A Look At ETF Trading Strategies For Beginners

by Patrick Deaton on 2009/12/08

When looking at ETF trading strategies a person just entering trading will want to evaluate many factors. Some strategies are geared toward a specific type of trading. When coupled with a system or method that is not geared toward that same type of trading a person can find themselves in an unexpected reversal.

Many people get into ETF trading using an active short term trading strategy. This is a very risky type of strategy if a person does not have the knowledge that is necessary about the sectors that are being traded in. In many cases, day traders are making trades on several sectors during a day based on what they see happening in the moment. For active short term trading strategies to be effective a person needs to know the trends of the sectors they are working in to make knowledgeable decisions about the blips occurring in a sector on a daily basis. This lack of preparation and analysis is one reason that day traders overall do not make the consistent gains that traders who have done their homework make.

A stop-loss order can keep you from losing more than you intend when trading. ETF trading can move very quickly and you will want to set a stop-loss order so that you don't get caught in a reversal when you aren't prepared. Many people set a 10% stop-loss order which takes the emotional factor out of moving on changes.

Often times a person will get stuck on one strategy or system that has worked well in the past with a sector and not want to change strategies or systems for another sector. It is very important to learn about systems and strategies and which sectors they are most effective in. When the correct strategy and system are applied to the correct sector a person can make substantial gains.

When diversifying ETFs it is important to spread the risk of the sectors at the level of risk you are willing to endure. Diversifying into a portfolio that has a majority of high risk ETFs will increase the risk for loss. When first starting out, it is always wise to have more weight on the low risk side of your trading portfolio. This will give you the cushion needed to supplement the high risk losses that normally occur during the first two years of trading.

Using a system that employs trend following and setting buy and sell limits with your strategy will reduce the possibility of taking a fall in trading. The technical indicators are derived from researching the moving average, trading volume, and other historic data of a sector and setting the limits based of the trends that emerge from the data.

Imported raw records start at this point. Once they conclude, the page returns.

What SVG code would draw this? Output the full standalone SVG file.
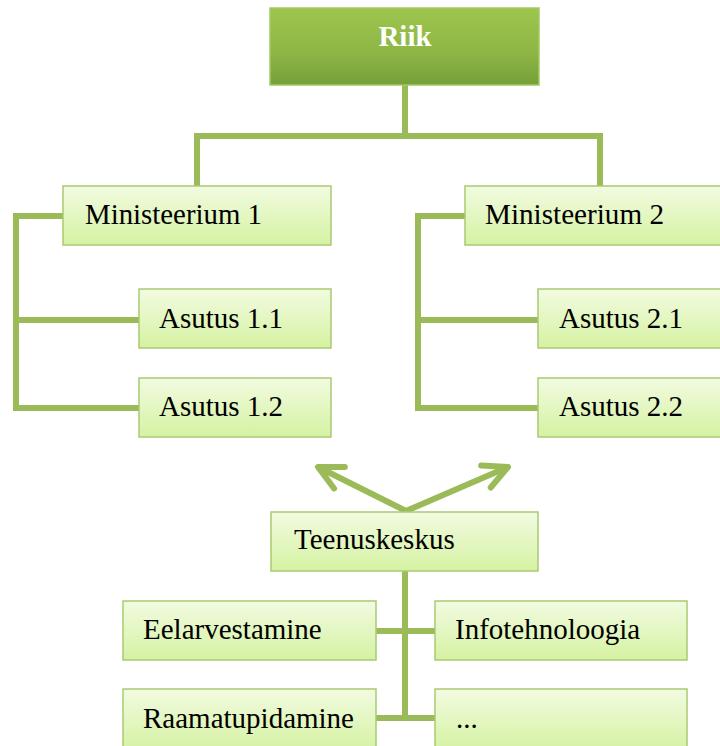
<svg xmlns="http://www.w3.org/2000/svg" width="720" height="746" viewBox="0 0 720 746">
  <defs>
    <linearGradient id="boxFill" x1="0" y1="0" x2="0" y2="1">
      <stop offset="0" stop-color="#f2fbe1"/>
      <stop offset="1" stop-color="#d5f2a2"/>
    </linearGradient>
    <linearGradient id="topFill" x1="0" y1="0" x2="0" y2="1">
      <stop offset="0" stop-color="#9ec64e"/>
      <stop offset="0.6" stop-color="#8cb545"/>
      <stop offset="1" stop-color="#76a039"/>
    </linearGradient>
    <marker id="chev" markerUnits="userSpaceOnUse" viewBox="-30 -16 34 32" refX="0" refY="0" markerWidth="34" markerHeight="32" orient="auto" overflow="visible">
      <path d="M -24 -12 L 0 0 L -24 12" fill="none" stroke="#9bbb59" stroke-width="6" stroke-linecap="round" stroke-linejoin="round"/>
    </marker>
  </defs>

  <!-- connectors -->
  <g id="connectors" fill="none" stroke="#9bbb59" stroke-width="6">
    <path d="M 405 85 V 136"/>
    <path d="M 197 186 V 136 H 600 V 186"/>
    <path d="M 63 216 H 16 V 408 H 139"/>
    <path d="M 16 320 H 139"/>
    <path d="M 465 216 H 418 V 408 H 538"/>
    <path d="M 418 320 H 538"/>
    <path d="M 406 511 L 318 467" marker-end="url(#chev)"/>
    <path d="M 406 511 L 508 467" marker-end="url(#chev)"/>
    <path d="M 405 571 V 718"/>
    <path d="M 376 631 H 435"/>
    <path d="M 376 718 H 435"/>
  </g>

  <g id="riik">
    <rect x="270" y="8" width="269" height="77" fill="url(#topFill)" stroke="#a4c963" stroke-width="1.5"/>
    <text x="405" y="46" text-anchor="middle" font-family="Liberation Serif" font-size="29" font-weight="bold" fill="#ffffff">Riik</text>
  </g>

  <!-- light nodes share fill, stroke and font -->
  <g fill="url(#boxFill)" stroke="#a9ca72" stroke-width="1.5">
    <rect id="box-m1" x="63" y="186" width="268" height="59"/>
    <rect id="box-m2" x="465" y="186" width="262" height="59"/>
    <rect id="box-a11" x="139" y="289" width="192" height="59"/>
    <rect id="box-a12" x="139" y="378" width="192" height="59"/>
    <rect id="box-a21" x="538" y="289" width="189" height="59"/>
    <rect id="box-a22" x="538" y="378" width="189" height="59"/>
    <rect id="box-tk" x="271" y="512" width="267" height="59"/>
    <rect id="box-ee" x="123" y="601" width="253" height="59"/>
    <rect id="box-it" x="435" y="601" width="252" height="59"/>
    <rect id="box-ra" x="123" y="689" width="253" height="62"/>
    <rect id="box-mu" x="435" y="689" width="252" height="62"/>
  </g>

  <g fill="#000000">
    <g id="ministeerium1"><text x="85" y="224" font-family="Liberation Serif" font-size="29" textLength="177" lengthAdjust="spacingAndGlyphs">Ministeerium 1</text></g>
    <g id="ministeerium2"><text x="485" y="224" font-family="Liberation Serif" font-size="29" textLength="179" lengthAdjust="spacingAndGlyphs">Ministeerium 2</text></g>
    <g id="asutus11"><text x="159" y="328" font-family="Liberation Serif" font-size="29">Asutus 1.1</text></g>
    <g id="asutus12"><text x="159" y="416" font-family="Liberation Serif" font-size="29">Asutus 1.2</text></g>
    <g id="asutus21"><text x="559" y="328" font-family="Liberation Serif" font-size="29">Asutus 2.1</text></g>
    <g id="asutus22"><text x="559" y="416" font-family="Liberation Serif" font-size="29">Asutus 2.2</text></g>
    <g id="teenuskeskus"><text x="294" y="549" font-family="Liberation Serif" font-size="29">Teenuskeskus</text></g>
    <g id="eelarvestamine"><text x="143" y="639" font-family="Liberation Serif" font-size="29">Eelarvestamine</text></g>
    <g id="infotehnologia"><text x="455" y="639" font-family="Liberation Serif" font-size="29">Infotehnoloogia</text></g>
    <g id="raamatupidamine"><text x="143" y="728" font-family="Liberation Serif" font-size="29">Raamatupidamine</text></g>
    <g id="muud"><text x="456" y="728" font-family="Liberation Serif" font-size="29">...</text></g>
  </g>
</svg>
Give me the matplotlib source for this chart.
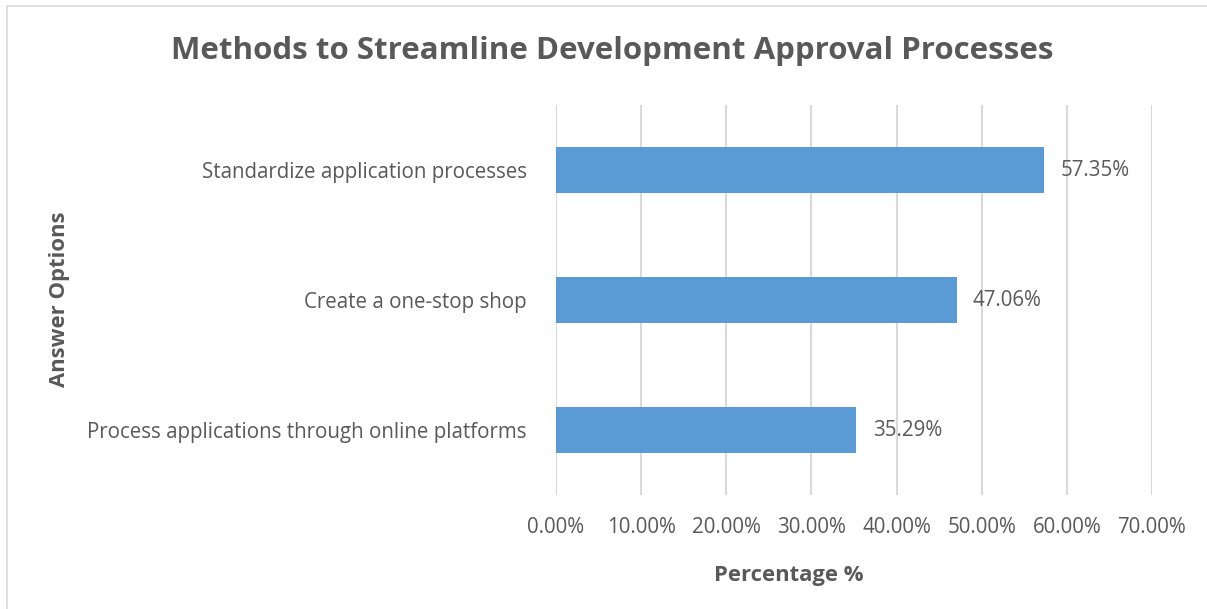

Many portfolios that are established for long-term investment purposes us the Buy and Hold strategy. This strategy looks toward a diverse group of low-risk ETFs that provide slow and steady growth. The ETFs most often in this type of portfolio are financial products that have a relatively steady growth over a long period of time. The investor is rarely involved with their portfolio to the extent that reallocation is made on a regular basis. In most cases a company handling the portfolio makes decisions about moving or trading ETFs on a regular schedule.

Many people with a mixed investment portfolio look at their funds on a yearly basis to see how they have done for the year. These individuals rarely trade their funds. They may be investing for retirement or other long term goals and are not looking for quick gains. They want a steady growth over a long period of time. These types of people are normally involved in a Buy and Hold strategy.

An investor who is going to be more active with their mixed portfolio, but not to the extent that they are in a higher risk for trades may use the Active Long Term trading strategy. This strategy is also diversified over several low-risk ETFs that are offering steady growth and positive overall profit to their portfolio.

When deciding on the type of strategy that will be most effective, you will want to look at the variables that make that strategy effective. When a strategy and system are geared toward long-term trends, a person will find that Active short term trading can dissolve a profit base very quickly.